BEGIN
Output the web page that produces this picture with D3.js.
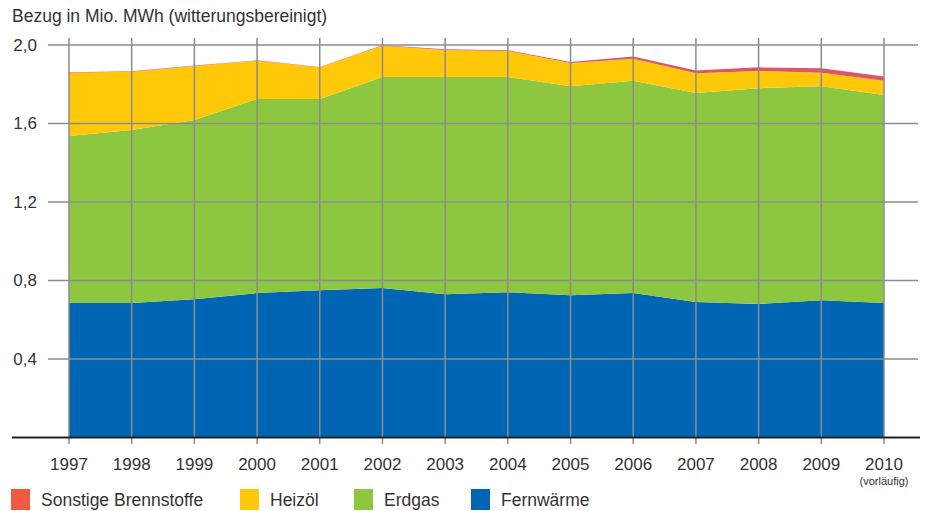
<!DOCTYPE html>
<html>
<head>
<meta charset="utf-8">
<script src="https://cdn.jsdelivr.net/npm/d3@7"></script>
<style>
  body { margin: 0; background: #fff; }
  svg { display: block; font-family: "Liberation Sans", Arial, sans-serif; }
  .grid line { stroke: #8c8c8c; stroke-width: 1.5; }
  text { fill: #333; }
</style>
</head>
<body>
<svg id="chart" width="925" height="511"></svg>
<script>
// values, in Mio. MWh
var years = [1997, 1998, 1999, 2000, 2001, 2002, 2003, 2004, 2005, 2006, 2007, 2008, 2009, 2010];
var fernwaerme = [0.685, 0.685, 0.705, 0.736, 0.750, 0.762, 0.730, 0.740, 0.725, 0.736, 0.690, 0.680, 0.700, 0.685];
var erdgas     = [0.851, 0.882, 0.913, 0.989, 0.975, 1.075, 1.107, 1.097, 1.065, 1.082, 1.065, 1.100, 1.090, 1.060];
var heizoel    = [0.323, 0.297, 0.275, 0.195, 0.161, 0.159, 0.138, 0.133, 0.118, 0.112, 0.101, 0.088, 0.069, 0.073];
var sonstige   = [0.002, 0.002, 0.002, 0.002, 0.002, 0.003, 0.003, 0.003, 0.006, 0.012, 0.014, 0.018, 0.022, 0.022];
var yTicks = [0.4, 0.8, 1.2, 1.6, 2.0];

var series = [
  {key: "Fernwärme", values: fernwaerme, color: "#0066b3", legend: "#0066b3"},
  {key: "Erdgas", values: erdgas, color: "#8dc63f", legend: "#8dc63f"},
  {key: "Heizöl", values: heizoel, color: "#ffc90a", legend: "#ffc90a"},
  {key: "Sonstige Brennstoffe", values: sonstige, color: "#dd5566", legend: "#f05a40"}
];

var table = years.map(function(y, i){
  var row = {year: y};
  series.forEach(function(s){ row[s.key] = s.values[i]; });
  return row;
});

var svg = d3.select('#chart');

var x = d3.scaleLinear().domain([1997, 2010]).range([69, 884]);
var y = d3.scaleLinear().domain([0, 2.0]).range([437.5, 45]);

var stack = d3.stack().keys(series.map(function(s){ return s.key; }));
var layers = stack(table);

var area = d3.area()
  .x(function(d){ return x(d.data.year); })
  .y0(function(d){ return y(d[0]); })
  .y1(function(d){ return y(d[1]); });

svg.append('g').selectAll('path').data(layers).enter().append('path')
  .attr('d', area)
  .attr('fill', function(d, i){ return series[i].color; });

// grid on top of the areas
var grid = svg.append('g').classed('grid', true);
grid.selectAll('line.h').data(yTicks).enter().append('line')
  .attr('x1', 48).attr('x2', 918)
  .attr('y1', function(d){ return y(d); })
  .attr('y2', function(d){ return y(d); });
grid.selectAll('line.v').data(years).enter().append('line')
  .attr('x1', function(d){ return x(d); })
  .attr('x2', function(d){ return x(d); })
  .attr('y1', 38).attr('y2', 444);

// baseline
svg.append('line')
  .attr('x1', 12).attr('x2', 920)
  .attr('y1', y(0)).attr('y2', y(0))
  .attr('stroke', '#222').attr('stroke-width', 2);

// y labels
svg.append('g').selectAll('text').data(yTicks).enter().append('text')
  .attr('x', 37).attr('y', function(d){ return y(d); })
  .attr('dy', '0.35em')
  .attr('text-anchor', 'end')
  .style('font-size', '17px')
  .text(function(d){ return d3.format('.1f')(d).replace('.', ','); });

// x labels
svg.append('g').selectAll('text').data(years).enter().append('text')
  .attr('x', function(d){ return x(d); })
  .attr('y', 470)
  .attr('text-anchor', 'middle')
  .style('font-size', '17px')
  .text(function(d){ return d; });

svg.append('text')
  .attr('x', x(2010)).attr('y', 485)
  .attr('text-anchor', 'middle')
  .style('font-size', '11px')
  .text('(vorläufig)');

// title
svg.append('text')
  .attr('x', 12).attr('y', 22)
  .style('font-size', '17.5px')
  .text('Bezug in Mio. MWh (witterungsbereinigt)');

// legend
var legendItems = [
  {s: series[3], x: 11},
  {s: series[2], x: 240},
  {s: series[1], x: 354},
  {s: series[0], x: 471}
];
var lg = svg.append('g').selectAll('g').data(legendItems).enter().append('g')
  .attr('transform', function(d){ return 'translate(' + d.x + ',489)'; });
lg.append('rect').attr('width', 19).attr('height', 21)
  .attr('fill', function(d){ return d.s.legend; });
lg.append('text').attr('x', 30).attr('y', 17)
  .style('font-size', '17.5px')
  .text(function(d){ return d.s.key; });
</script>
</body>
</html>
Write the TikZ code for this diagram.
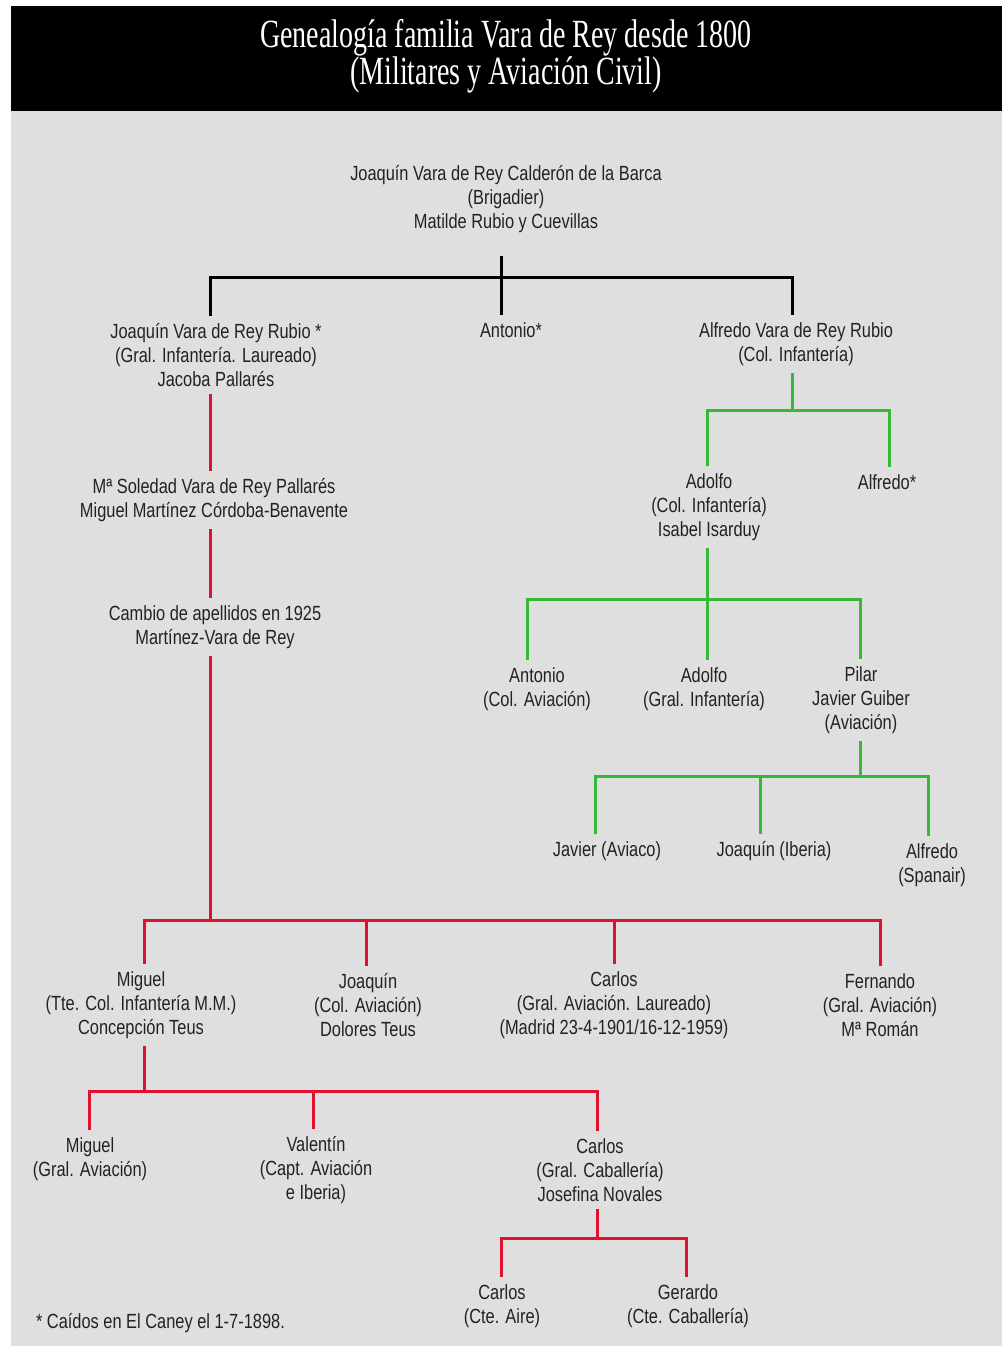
END
### Your instructions
The word "picture" appears in how many lines of the records? Give the number only.

### Written response
1